You can use CFD to hedge your current trading portfolio. If you predict that your portfolio will lose some of its value, you can go short on your CFD to offset the loss. An example, if you own $300 worth of shares in a certain company and predict that the price of these shares will fall, you can go short on the equivalence of $300 CFDs. Therefore, whether the prices of these shares eventually fall, whatever losses you make in your shares will be offset by the profits you make while going short in your CFD trading. As an investor, CFD can be very valuable for hedging in volatile trading commodities.
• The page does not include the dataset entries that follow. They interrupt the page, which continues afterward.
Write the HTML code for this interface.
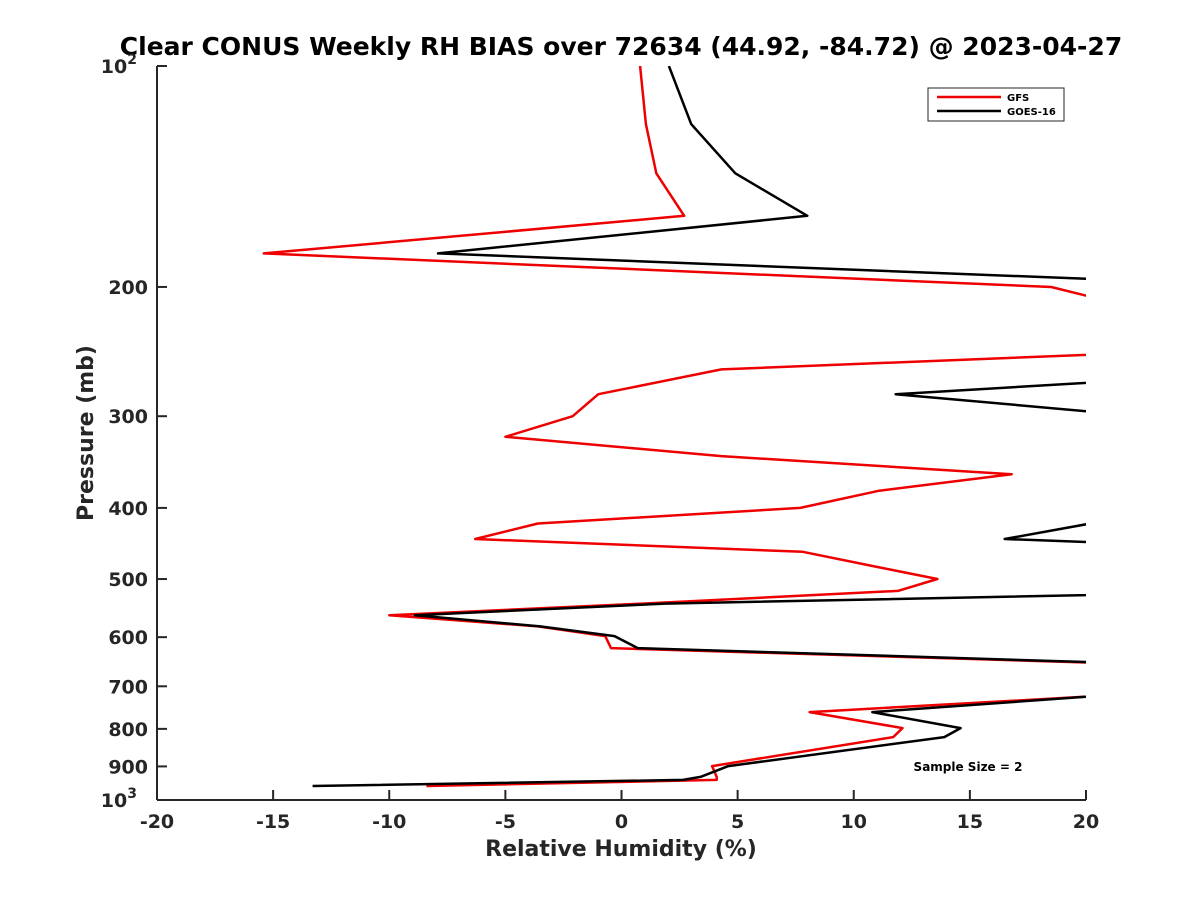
<!DOCTYPE html>
<html><head><meta charset="utf-8"><style>
body{margin:0;background:#fff}
svg{display:block;font-family:"DejaVu Sans","Liberation Sans",sans-serif;font-weight:bold}
</style></head><body>
<svg id="chart" width="1200" height="900" viewBox="0 0 1200 900">
<defs><clipPath id="plotclip"><rect x="157" y="66" width="929" height="734"/></clipPath></defs>
<text x="621" y="55" font-size="25" text-anchor="middle" fill="#000">Clear CONUS Weekly RH BIAS over 72634 (44.92, -84.72) @ 2023-04-27</text>
<g id="axes"></g>
<g id="series" clip-path="url(#plotclip)"></g>
<text x="621" y="856" font-size="22" text-anchor="middle" fill="#262626">Relative Humidity (%)</text>
<text transform="translate(93,433) rotate(-90)" font-size="22" text-anchor="middle" fill="#262626">Pressure (mb)</text>
<g>
<rect x="928" y="88" width="136" height="33" fill="#fff" stroke="#262626" stroke-width="1"/>
<line x1="937" y1="97" x2="1001" y2="97" stroke="#e00" stroke-width="2.5"/>
<text x="1007" y="101" font-size="10" fill="#000">GFS</text>
<line x1="937" y1="111" x2="1001" y2="111" stroke="#000" stroke-width="2.5"/>
<text x="1007" y="115" font-size="10" fill="#000">GOES-16</text>
</g>
<text x="968" y="771" font-size="12" text-anchor="middle" fill="#000">Sample Size = 2</text>
</svg>
<script>
const pressures = [100,120,140,160,180,200,225,240,259,280,300,320,340,360,379,400,420,441,459,482,500,519,540,560,580,598,621,650,700,759,798,821,899,930,939,957];
const gfsValues = [0.8,1.05,1.5,2.7,-15.4,18.5,25,30.5,4.3,-1.0,-2.1,-5.0,4.3,16.8,11.1,7.7,-3.6,-6.3,7.8,11.1,13.6,11.9,0.9,-10.0,-3.6,-0.7,-0.45,20.3,28,8.1,12.1,11.7,3.9,4.1,4.1,-8.4];
const goesValues = [2.04,3.0,4.9,8.0,-7.9,29,45,40,29.8,11.8,22.4,30,30,30,30,30,20.2,16.5,31.5,30,30,29,1.87,-8.9,-3.5,-0.3,0.7,21,26.3,10.8,14.6,13.9,4.6,3.4,2.65,-13.3];
const xTicks = [-20,-15,-10,-5,0,5,10,15,20];
const yTicks = [100,200,300,400,500,600,700,800,900,1000];
const yTickLabels = ["10^2","200","300","400","500","600","700","800","900","10^3"];

const X0=157,X1=1086,Y0=66,Y1=800;
const xs=v=>X0+(v+20)/40*(X1-X0);
const ys=p=>Y0+(Math.log10(p)-2)*(Y1-Y0);
const NS="http://www.w3.org/2000/svg";
function mk(tag,attrs,parent){const e=document.createElementNS(NS,tag);for(const k in attrs)e.setAttribute(k,attrs[k]);parent.appendChild(e);return e;}
const axes=document.getElementById('axes');
let l=mk('line',{x1:X0,y1:Y0,x2:X0,y2:Y1,stroke:'#262626','stroke-width':2},axes);


l=mk('line',{x1:X0,y1:Y1,x2:X1,y2:Y1,stroke:'#262626','stroke-width':2},axes);


xTicks.forEach(v=>{
 const t=mk('line',{x1:xs(v),y1:Y1,x2:xs(v),y2:Y1-10,stroke:'#262626','stroke-width':2},axes);
 
 
 const tx=mk('text',{x:xs(v),y:Y1+28,'font-size':19,'text-anchor':'middle',fill:'#262626'},axes);
 tx.textContent=String(v);
 
 
});
yTicks.forEach((p,i)=>{
 const y=ys(p);
 const t=mk('line',{x1:X0,y1:y,x2:X0+10,y2:y,stroke:'#262626','stroke-width':2},axes);
 
 
 const lab=yTickLabels[i];
 const tx=mk('text',{x:X0-9,y:y+7,'font-size':19,'text-anchor':'end',fill:'#262626'},axes);
 
 
 if(lab.indexOf('^')>=0){
  const [b,e]=lab.split('^');
  const t1=mk('tspan',{},tx);t1.textContent=b;
  const t2=mk('tspan',{dy:-9,'font-size':14},tx);t2.textContent=e;
  tx.setAttribute('x',X0-20);
 } else tx.textContent=lab;
});
const series=document.getElementById('series');
function drawLine(vals,color,name){
 const pts=vals.map((v,i)=>xs(v).toFixed(1)+','+ys(pressures[i]).toFixed(1)).join(' ');
 const pl=mk('polyline',{points:pts,fill:'none',stroke:color,'stroke-width':2.5,'stroke-linejoin':'round'},series);
 
 
}
drawLine(gfsValues,'#e00','gfs-line');
drawLine(goesValues,'#000','goes16-line');
</script>
</body></html>
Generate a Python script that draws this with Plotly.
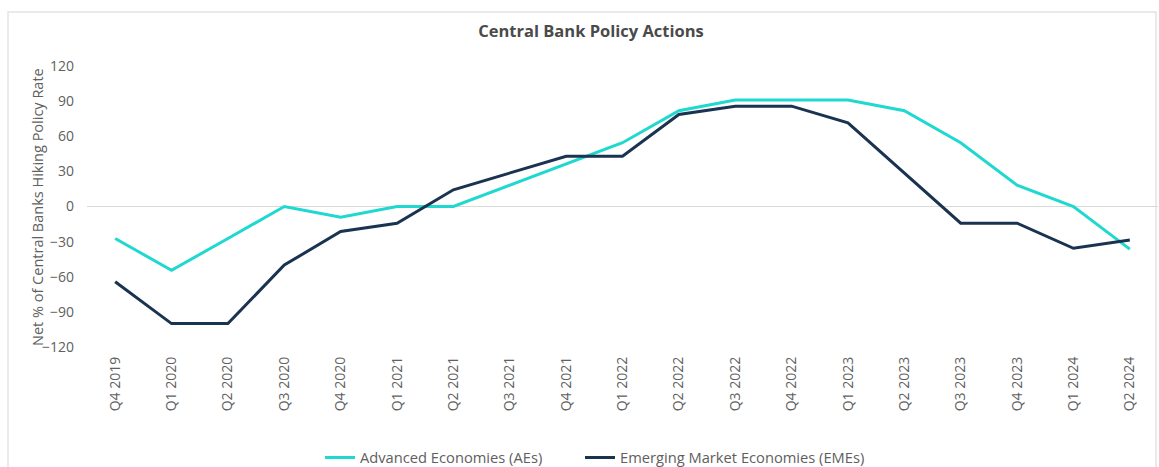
import plotly.graph_objects as go

quarters = ["Q4 2019", "Q1 2020", "Q2 2020", "Q3 2020", "Q4 2020", "Q1 2021", "Q2 2021",
            "Q3 2021", "Q4 2021", "Q1 2022", "Q2 2022", "Q3 2022", "Q4 2022", "Q1 2023",
            "Q2 2023", "Q3 2023", "Q4 2023", "Q1 2024", "Q2 2024"]
advanced = [-27.3, -54.5, -27.3, 0, -9.1, 0, 0, 18.2, 36.4, 54.5, 81.8, 90.9, 90.9, 90.9,
            81.8, 54.5, 18.2, 0, -36.4]
emerging = [-64.3, -100, -100, -50, -21.4, -14.3, 14.3, 28.6, 42.9, 42.9, 78.6, 85.7, 85.7,
            71.4, 28.6, -14.3, -14.3, -35.7, -28.6]
y_ticks = [-120, -90, -60, -30, 0, 30, 60, 90, 120]

FONT = "Open Sans"
W, H = 1159, 467
L, R, T, B = 87, 1, 66, 120
pw, ph = W - L - R, H - T - B

fig = go.Figure()
fig.add_trace(go.Scatter(x=quarters, y=advanced, mode="lines", name="Advanced Economies (AEs)",
                         line=dict(color="#1fd8d0", width=3), legend="legend"))
fig.add_trace(go.Scatter(x=quarters, y=emerging, mode="lines", name="Emerging Market Economies (EMEs)",
                         line=dict(color="#1a3350", width=3), legend="legend2"))

leg_common = dict(orientation="h", y=(T + ph - 458) / ph, yanchor="middle", xanchor="left",
                  font=dict(size=14.7, color="#606060"), itemwidth=30, bgcolor="rgba(0,0,0,0)")

fig.update_layout(
    width=W, height=H,
    margin=dict(l=L, r=R, t=T, b=B, autoexpand=False),
    paper_bgcolor="white", plot_bgcolor="white",
    font=dict(family=FONT, color="#606060", size=14),
    title=dict(text="<b>Central Bank Policy Actions</b>", x=591 / W, xanchor="center",
               y=1 - 31 / H, yanchor="middle", font=dict(size=16.5, color="#4a4a4a", family=FONT)),
    showlegend=True,
    legend=dict(x=(320 - L) / pw, **leg_common),
    legend2=dict(x=(580 - L) / pw, **leg_common),
    xaxis=dict(type="category", range=[-0.5, 18.5], tickangle=-90, showgrid=False,
               zeroline=False, showline=False, ticks="", ticklabelstandoff=6, automargin=False,
               tickfont=dict(size=14, color="#606060")),
    yaxis=dict(range=[-120, 120], tickvals=y_ticks, showgrid=False, zeroline=True,
               zerolinecolor="#d9d9d9", zerolinewidth=1, showline=False, ticks="",
               ticklabelstandoff=12, automargin=False, tickfont=dict(size=14, color="#606060")),
)

fig.add_annotation(text="Net % of Central Banks Hiking Policy Rate", textangle=-90,
                   xref="paper", yref="paper", x=(37 - L) / pw, y=(T + ph - 207) / ph,
                   xanchor="center", yanchor="middle", showarrow=False,
                   font=dict(size=14.5, color="#606060", family=FONT))

fig.add_shape(type="rect", xref="paper", yref="paper",
              x0=(8 - L) / pw, x1=(1156 - L) / pw,
              y0=(T + ph - 480) / ph, y1=(T + ph - 12) / ph,
              line=dict(color="#e3e3e3", width=1.5), fillcolor="rgba(0,0,0,0)", layer="below")

fig.write_html("out.html")
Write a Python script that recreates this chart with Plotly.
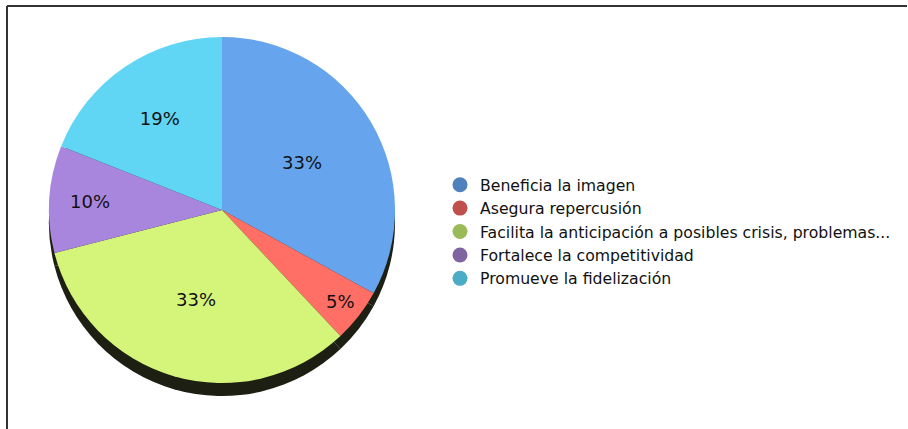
import plotly.graph_objects as go

categories = ["Beneficia la imagen", "Asegura repercusión",
              "Facilita la anticipación a posibles crisis, problemas...",
              "Fortalece la competitividad", "Promueve la fidelización"]
values = [33, 5, 33, 10, 19]
slice_colors = ["#67A4EE", "#FF6F66", "#D5F57A", "#A986DE", "#60D6F4"]
legend_colors = ["#4F81BD", "#C0504D", "#9BBB59", "#8064A2", "#4BACC6"]

W, H = 908, 429
cx, cy, r = 222, 210, 173
shadow_dy = 13

def dom(cx, cy, r):
    return dict(x=[(cx - r) / W, (cx + r) / W],
                y=[(H - (cy + r)) / H, (H - (cy - r)) / H])

fig = go.Figure()
# shadow (3D side)
fig.add_trace(go.Pie(values=values, labels=categories, sort=False, direction="clockwise",
                     rotation=0, domain=dom(cx, cy + shadow_dy, r),
                     marker=dict(colors=["#1C1F12"] * len(values), line=dict(width=0)),
                     textinfo="none", hoverinfo="skip", showlegend=False))
fig.add_trace(go.Pie(values=values, labels=categories, sort=False, direction="clockwise",
                     rotation=0, domain=dom(cx, cy, r),
                     marker=dict(colors=slice_colors, line=dict(width=0)),
                     texttemplate="%{percent:.0%}", textposition="inside",
                     insidetextorientation="horizontal",
                     textfont=dict(family="DejaVu Sans", size=18, color="#111111"),
                     showlegend=False))
for c, col in zip(categories, legend_colors):
    fig.add_trace(go.Scatter(x=[None], y=[None], mode="markers", name=c,
                             marker=dict(symbol="circle", size=15, color=col)))

fig.update_layout(
    width=W, height=H, margin=dict(l=0, r=0, t=0, b=0),
    paper_bgcolor="white", plot_bgcolor="white",
    xaxis=dict(visible=False), yaxis=dict(visible=False),
    legend=dict(x=440 / W, y=1 - 168 / H, xanchor="left", yanchor="top",
                font=dict(family="DejaVu Sans", size=15.7, color="#111111"),
                tracegroupgap=0, itemclick=False, itemdoubleclick=False,
                bgcolor="rgba(0,0,0,0)"),
    shapes=[
        dict(type="line", xref="paper", yref="paper", x0=7 / W, x1=907 / W,
             y0=1 - 6 / H, y1=1 - 6 / H, line=dict(color="#333333", width=2)),
        dict(type="line", xref="paper", yref="paper", x0=7 / W, x1=7 / W,
             y0=0, y1=1 - 6 / H, line=dict(color="#333333", width=2)),
    ],
)
fig.write_html("out.html", config={"displayModeBar": False},
               post_script="document.body.style.margin='0';")
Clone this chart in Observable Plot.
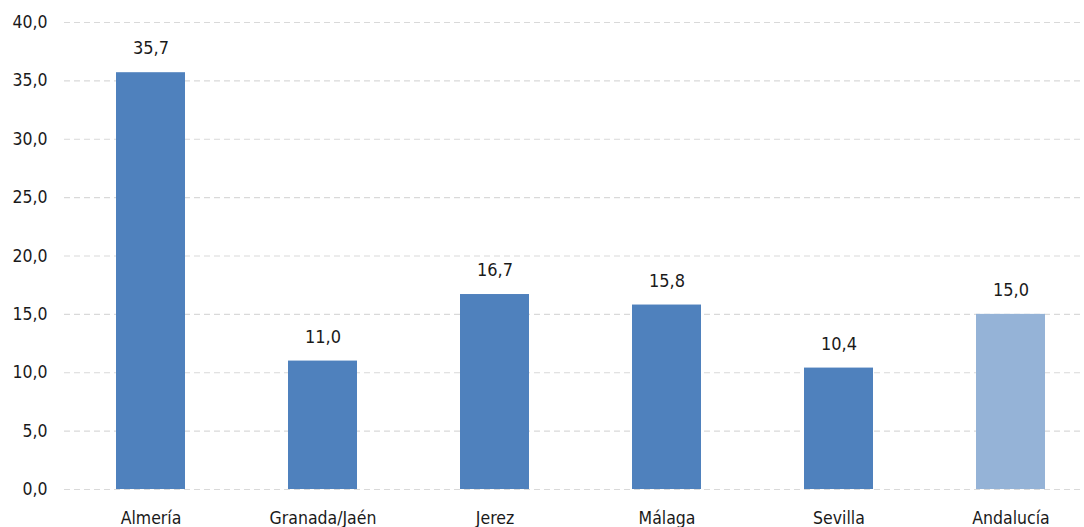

With the nature of CFD trading, it is important to have your eye on the markets on a 24-hour basis. You can trade whenever you want, 24 hours a day, seven days a week. In the volatile markets, prices move very quickly and 12 hours could make a world of difference.
Margin and Leveraging
Margin refers to paying a portion of the total value of the trade to open your position in the CFD. This kind of leveraging in CFD trading helps to magnify returns on investments. This is because the full trading exposure is more than the portion deposit you made to open your position. The only risk is that losses are magnified in the same way if the market moves against your position. In fact, you stand to lose more than the capital you put in. It is important to have risk management strategies in place when it comes to margin and leverage.